WHAT TO DO - Restate the material word for word and leave out anything that is a picture.

SUPPLIED DATA -
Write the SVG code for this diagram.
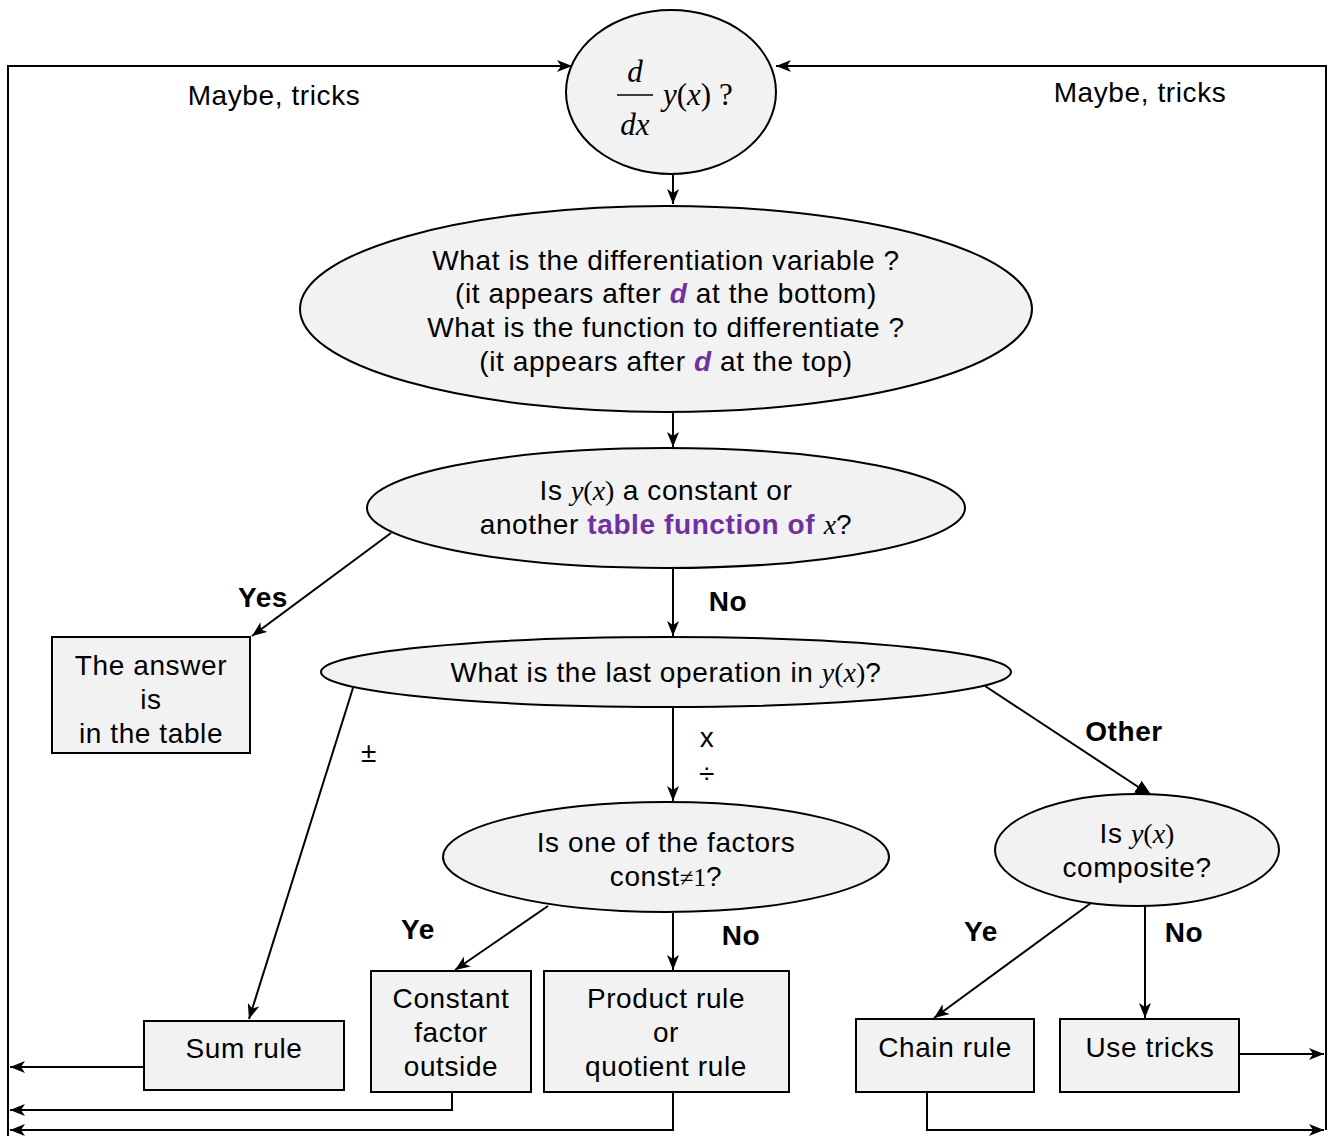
<svg xmlns="http://www.w3.org/2000/svg" width="1329" height="1138" viewBox="0 0 1329 1138">
<style>
.n{fill:#f2f2f2;stroke:#000;stroke-width:2}
.c{fill:none;stroke:#000;stroke-width:2}
.t{font-family:"Liberation Sans",Arial,sans-serif;font-size:28px;letter-spacing:0.6px;fill:#000;text-anchor:middle}
.b{font-family:"Liberation Sans",Arial,sans-serif;font-size:28px;letter-spacing:0.6px;font-weight:bold;fill:#000;text-anchor:middle}
.m{font-family:"Liberation Serif","Times New Roman",serif;font-style:italic;letter-spacing:0}
.u{font-family:"Liberation Serif","Times New Roman",serif;font-style:normal;letter-spacing:0}
.p{fill:#7030a0;font-weight:bold}
.fr{font-family:"Liberation Serif","Times New Roman",serif;font-style:italic;font-size:31px;fill:#000;text-anchor:middle}
</style>
<defs>
<marker id="a" markerUnits="userSpaceOnUse" markerWidth="16" markerHeight="12" refX="15" refY="6" orient="auto">
<path d="M0,0 L15,6 L0,12 L4,6 Z" fill="#000"/>
</marker>
<marker id="f" markerUnits="userSpaceOnUse" markerWidth="18" markerHeight="14" refX="17" refY="7" orient="auto">
<path d="M0,0 L17,7 L0,14 Z" fill="#000"/>
</marker>
</defs>
<rect width="1329" height="1138" fill="#fff"/>
<g id="connectors">
<path class="c" d="M8,1136 L8,66 L572,66" marker-end="url(#a)"/>
<path class="c" d="M1326,1130 L1326,66 L776,66" marker-end="url(#a)"/>
<path class="c" d="M673,175 L673,204" marker-end="url(#a)"/>
<path class="c" d="M673,412 L673,447" marker-end="url(#a)"/>
<path class="c" d="M391,533 L252,636" marker-end="url(#a)"/>
<path class="c" d="M673,569 L673,636" marker-end="url(#a)"/>
<path class="c" d="M353,688 L249,1019" marker-end="url(#a)"/>
<path class="c" d="M673,707 L673,801" marker-end="url(#a)"/>
<path class="c" d="M985,686 L1152,796" marker-end="url(#f)"/>
<path class="c" d="M548,906 L455,970" marker-end="url(#a)"/>
<path class="c" d="M673,913 L673,970" marker-end="url(#a)"/>
<path class="c" d="M1091,903 L934,1018" marker-end="url(#a)"/>
<path class="c" d="M1145,906 L1145,1018" marker-end="url(#a)"/>
<path class="c" d="M144,1067 L10,1067" marker-end="url(#a)"/>
<path class="c" d="M452,1092 L452,1110 L10,1110" marker-end="url(#a)"/>
<path class="c" d="M673,1092 L673,1130 L10,1130" marker-end="url(#a)"/>
<path class="c" d="M1239,1054 L1324,1054" marker-end="url(#a)"/>
<path class="c" d="M927,1092 L927,1130 L1324,1130" marker-end="url(#a)"/>
</g>
<g id="edge-labels">
<text class="t" x="274" y="105">Maybe, tricks</text>
<text class="t" x="1140" y="102">Maybe, tricks</text>
<text class="b" x="263" y="607">Yes</text>
<text class="b" x="728" y="611">No</text>
<text class="t" x="369" y="762">±</text>
<text class="t" x="707" y="747">x</text>
<text class="t" x="707" y="783">÷</text>
<text class="b" x="1124" y="741">Other</text>
<text class="b" x="418" y="939">Ye</text>
<text class="b" x="741" y="945">No</text>
<text class="b" x="981" y="941">Ye</text>
<text class="b" x="1184" y="942">No</text>
</g>
<g id="start">
<ellipse class="n" cx="671" cy="92" rx="105" ry="82"/>
<text class="fr" x="635" y="82">d</text>
<line x1="617" y1="95" x2="653" y2="95" stroke="#000" stroke-width="1.5"/>
<text class="fr" x="635" y="135">dx</text>
<text class="fr" x="663" y="105" style="text-anchor:start">y<tspan font-style="normal">(</tspan>x<tspan font-style="normal">)</tspan><tspan font-style="normal"> ?</tspan></text>
</g>
<g id="variable">
<ellipse class="n" cx="666" cy="309" rx="366" ry="103"/>
<text class="t" x="666" y="270">What is the differentiation variable ?</text>
<text class="t" x="666" y="303">(it appears after <tspan class="p" font-style="italic">d</tspan> at the bottom)</text>
<text class="t" x="666" y="337">What is the function to differentiate ?</text>
<text class="t" x="666" y="371">(it appears after <tspan class="p" font-style="italic">d</tspan> at the top)</text>
</g>
<g id="table-q">
<ellipse class="n" cx="666" cy="508" rx="299" ry="60"/>
<text class="t" x="666" y="500">Is <tspan class="m">y</tspan><tspan class="u">(</tspan><tspan class="m">x</tspan><tspan class="u">)</tspan> a constant or</text>
<text class="t" x="666" y="534">another <tspan class="p">table function of </tspan><tspan class="m">x</tspan>?</text>
</g>
<g id="answer-table">
<rect class="n" x="52" y="637" width="198" height="116"/>
<text class="t" x="151" y="675">The answer</text>
<text class="t" x="151" y="709">is</text>
<text class="t" x="151" y="743">in the table</text>
</g>
<g id="last-op">
<ellipse class="n" cx="666" cy="672" rx="345" ry="35"/>
<text class="t" x="666" y="682">What is the last operation in <tspan class="m">y</tspan><tspan class="u">(</tspan><tspan class="m">x</tspan><tspan class="u">)</tspan>?</text>
</g>
<g id="factors-q">
<ellipse class="n" cx="666" cy="857" rx="223" ry="55"/>
<text class="t" x="666" y="852">Is one of the factors</text>
<text class="t" x="666" y="886">const<tspan class="u" style="font-size:25px">≠1</tspan>?</text>
</g>
<g id="composite-q">
<ellipse class="n" cx="1137" cy="850" rx="142" ry="56"/>
<text class="t" x="1137" y="843">Is <tspan class="m">y</tspan><tspan class="u">(</tspan><tspan class="m">x</tspan><tspan class="u">)</tspan></text>
<text class="t" x="1137" y="877">composite?</text>
</g>
<g id="sum-rule">
<rect class="n" x="144" y="1021" width="200" height="69"/>
<text class="t" x="244" y="1058">Sum rule</text>
</g>
<g id="constant-factor">
<rect class="n" x="371" y="971" width="160" height="121"/>
<text class="t" x="451" y="1008">Constant</text>
<text class="t" x="451" y="1042">factor</text>
<text class="t" x="451" y="1076">outside</text>
</g>
<g id="product-rule">
<rect class="n" x="544" y="971" width="245" height="121"/>
<text class="t" x="666" y="1008">Product rule</text>
<text class="t" x="666" y="1042">or</text>
<text class="t" x="666" y="1076">quotient rule</text>
</g>
<g id="chain-rule">
<rect class="n" x="856" y="1019" width="178" height="73"/>
<text class="t" x="945" y="1057">Chain rule</text>
</g>
<g id="use-tricks">
<rect class="n" x="1060" y="1019" width="179" height="73"/>
<text class="t" x="1150" y="1057">Use tricks</text>
</g>
</svg>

TASK RESULT -
Write the SVG code for this diagram.
<svg xmlns="http://www.w3.org/2000/svg" width="1329" height="1138" viewBox="0 0 1329 1138">
<style>
.n{fill:#f2f2f2;stroke:#000;stroke-width:2}
.c{fill:none;stroke:#000;stroke-width:2}
.t{font-family:"Liberation Sans",Arial,sans-serif;font-size:28px;letter-spacing:0.6px;fill:#000;text-anchor:middle}
.b{font-family:"Liberation Sans",Arial,sans-serif;font-size:28px;letter-spacing:0.6px;font-weight:bold;fill:#000;text-anchor:middle}
.m{font-family:"Liberation Serif","Times New Roman",serif;font-style:italic;letter-spacing:0}
.u{font-family:"Liberation Serif","Times New Roman",serif;font-style:normal;letter-spacing:0}
.p{fill:#7030a0;font-weight:bold}
.fr{font-family:"Liberation Serif","Times New Roman",serif;font-style:italic;font-size:31px;fill:#000;text-anchor:middle}
</style>
<defs>
<marker id="a" markerUnits="userSpaceOnUse" markerWidth="16" markerHeight="12" refX="15" refY="6" orient="auto">
<path d="M0,0 L15,6 L0,12 L4,6 Z" fill="#000"/>
</marker>
<marker id="f" markerUnits="userSpaceOnUse" markerWidth="18" markerHeight="14" refX="17" refY="7" orient="auto">
<path d="M0,0 L17,7 L0,14 Z" fill="#000"/>
</marker>
</defs>
<rect width="1329" height="1138" fill="#fff"/>
<g id="connectors">
<path class="c" d="M8,1136 L8,66 L572,66" marker-end="url(#a)"/>
<path class="c" d="M1326,1130 L1326,66 L776,66" marker-end="url(#a)"/>
<path class="c" d="M673,175 L673,204" marker-end="url(#a)"/>
<path class="c" d="M673,412 L673,447" marker-end="url(#a)"/>
<path class="c" d="M391,533 L252,636" marker-end="url(#a)"/>
<path class="c" d="M673,569 L673,636" marker-end="url(#a)"/>
<path class="c" d="M353,688 L249,1019" marker-end="url(#a)"/>
<path class="c" d="M673,707 L673,801" marker-end="url(#a)"/>
<path class="c" d="M985,686 L1152,796" marker-end="url(#f)"/>
<path class="c" d="M548,906 L455,970" marker-end="url(#a)"/>
<path class="c" d="M673,913 L673,970" marker-end="url(#a)"/>
<path class="c" d="M1091,903 L934,1018" marker-end="url(#a)"/>
<path class="c" d="M1145,906 L1145,1018" marker-end="url(#a)"/>
<path class="c" d="M144,1067 L10,1067" marker-end="url(#a)"/>
<path class="c" d="M452,1092 L452,1110 L10,1110" marker-end="url(#a)"/>
<path class="c" d="M673,1092 L673,1130 L10,1130" marker-end="url(#a)"/>
<path class="c" d="M1239,1054 L1324,1054" marker-end="url(#a)"/>
<path class="c" d="M927,1092 L927,1130 L1324,1130" marker-end="url(#a)"/>
</g>
<g id="edge-labels">
<text class="t" x="274" y="105">Maybe, tricks</text>
<text class="t" x="1140" y="102">Maybe, tricks</text>
<text class="b" x="263" y="607">Yes</text>
<text class="b" x="728" y="611">No</text>
<text class="t" x="369" y="762">±</text>
<text class="t" x="707" y="747">x</text>
<text class="t" x="707" y="783">÷</text>
<text class="b" x="1124" y="741">Other</text>
<text class="b" x="418" y="939">Ye</text>
<text class="b" x="741" y="945">No</text>
<text class="b" x="981" y="941">Ye</text>
<text class="b" x="1184" y="942">No</text>
</g>
<g id="start">
<ellipse class="n" cx="671" cy="92" rx="105" ry="82"/>
<text class="fr" x="635" y="82">d</text>
<line x1="617" y1="95" x2="653" y2="95" stroke="#000" stroke-width="1.5"/>
<text class="fr" x="635" y="135">dx</text>
<text class="fr" x="663" y="105" style="text-anchor:start">y<tspan font-style="normal">(</tspan>x<tspan font-style="normal">)</tspan><tspan font-style="normal"> ?</tspan></text>
</g>
<g id="variable">
<ellipse class="n" cx="666" cy="309" rx="366" ry="103"/>
<text class="t" x="666" y="270">What is the differentiation variable ?</text>
<text class="t" x="666" y="303">(it appears after <tspan class="p" font-style="italic">d</tspan> at the bottom)</text>
<text class="t" x="666" y="337">What is the function to differentiate ?</text>
<text class="t" x="666" y="371">(it appears after <tspan class="p" font-style="italic">d</tspan> at the top)</text>
</g>
<g id="table-q">
<ellipse class="n" cx="666" cy="508" rx="299" ry="60"/>
<text class="t" x="666" y="500">Is <tspan class="m">y</tspan><tspan class="u">(</tspan><tspan class="m">x</tspan><tspan class="u">)</tspan> a constant or</text>
<text class="t" x="666" y="534">another <tspan class="p">table function of </tspan><tspan class="m">x</tspan>?</text>
</g>
<g id="answer-table">
<rect class="n" x="52" y="637" width="198" height="116"/>
<text class="t" x="151" y="675">The answer</text>
<text class="t" x="151" y="709">is</text>
<text class="t" x="151" y="743">in the table</text>
</g>
<g id="last-op">
<ellipse class="n" cx="666" cy="672" rx="345" ry="35"/>
<text class="t" x="666" y="682">What is the last operation in <tspan class="m">y</tspan><tspan class="u">(</tspan><tspan class="m">x</tspan><tspan class="u">)</tspan>?</text>
</g>
<g id="factors-q">
<ellipse class="n" cx="666" cy="857" rx="223" ry="55"/>
<text class="t" x="666" y="852">Is one of the factors</text>
<text class="t" x="666" y="886">const<tspan class="u" style="font-size:25px">≠1</tspan>?</text>
</g>
<g id="composite-q">
<ellipse class="n" cx="1137" cy="850" rx="142" ry="56"/>
<text class="t" x="1137" y="843">Is <tspan class="m">y</tspan><tspan class="u">(</tspan><tspan class="m">x</tspan><tspan class="u">)</tspan></text>
<text class="t" x="1137" y="877">composite?</text>
</g>
<g id="sum-rule">
<rect class="n" x="144" y="1021" width="200" height="69"/>
<text class="t" x="244" y="1058">Sum rule</text>
</g>
<g id="constant-factor">
<rect class="n" x="371" y="971" width="160" height="121"/>
<text class="t" x="451" y="1008">Constant</text>
<text class="t" x="451" y="1042">factor</text>
<text class="t" x="451" y="1076">outside</text>
</g>
<g id="product-rule">
<rect class="n" x="544" y="971" width="245" height="121"/>
<text class="t" x="666" y="1008">Product rule</text>
<text class="t" x="666" y="1042">or</text>
<text class="t" x="666" y="1076">quotient rule</text>
</g>
<g id="chain-rule">
<rect class="n" x="856" y="1019" width="178" height="73"/>
<text class="t" x="945" y="1057">Chain rule</text>
</g>
<g id="use-tricks">
<rect class="n" x="1060" y="1019" width="179" height="73"/>
<text class="t" x="1150" y="1057">Use tricks</text>
</g>
</svg>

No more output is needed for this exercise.